The European Consumer Organization BEUC presented its new report on consumer attitudes on various aspects of the online world today 'Connected, but unfairly treated – Consumer survey results on the fairness of the online environment'. According to results, consumers often do not feel in control of neither the content they are presented with nor their online decisions, and they want greater regulation of commercial influencers and more child protection online.
For this survey, BEUC commissioned Open Evidence to conduct interviews by means of online questionnaires with 4,929 participants aged 18 years and above across the 8 EU Member States of France, Germany, Italy, Lithuania, Poland, Romania, Spain and Sweden throughout February and March 2023.
These are further insights:
- With 43 percent, less than half of consumers said they feel in control of the content they are shown and the decisions they take online.
- Respondents felt unhappy with how they are protected online by their authorities, especially in Romania (46 percent) and France (40 percent), less so in Sweden (26 percent) and Italy (28 percent).
- Less than one in five respondents considered it fair that they are targeted with ads based on their lives or vulnerabilities, and disapproved of being monitored and tracked online. Only 7 percent did not want to choose how much data is collected on them.
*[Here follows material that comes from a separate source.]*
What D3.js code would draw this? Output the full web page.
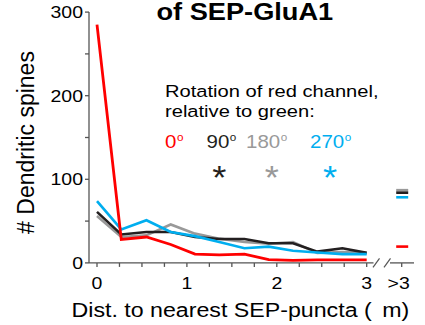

- 75 percent of consumers agreed that children needed more protection from online tracking and from being influenced by digital services.
- Seeking greater regulation, 44 percent of consumers who came across influencers on social media saw them promoting possible scams or problematic products. 74 percent said that platforms hosting them should also be responsible for their influencer content.
Ursula Pachl, BEUC Deputy Director General, said: "Despite clear advantages to a more connected world, there are significant downsides to its current setup which undermine the ability of consumers to protect their rights, stay in control and make their own choices. The survey we are putting out today makes clear that there are big issues which consumers want policy makers to solve. The pervasiveness of online monitoring and tracking of people’s lives is unacceptable. We must also do much more to protect children. The survey also raises serious concerns about the role influencers play in the market. What we now need is for the Commission to address these concerns in its ongoing fitness check of EU consumer law and propose amendments to legislation. It is only by tackling these problems that consumer law can stay up to date and the EU can keep its promise of a high level of consumer empowerment and protection."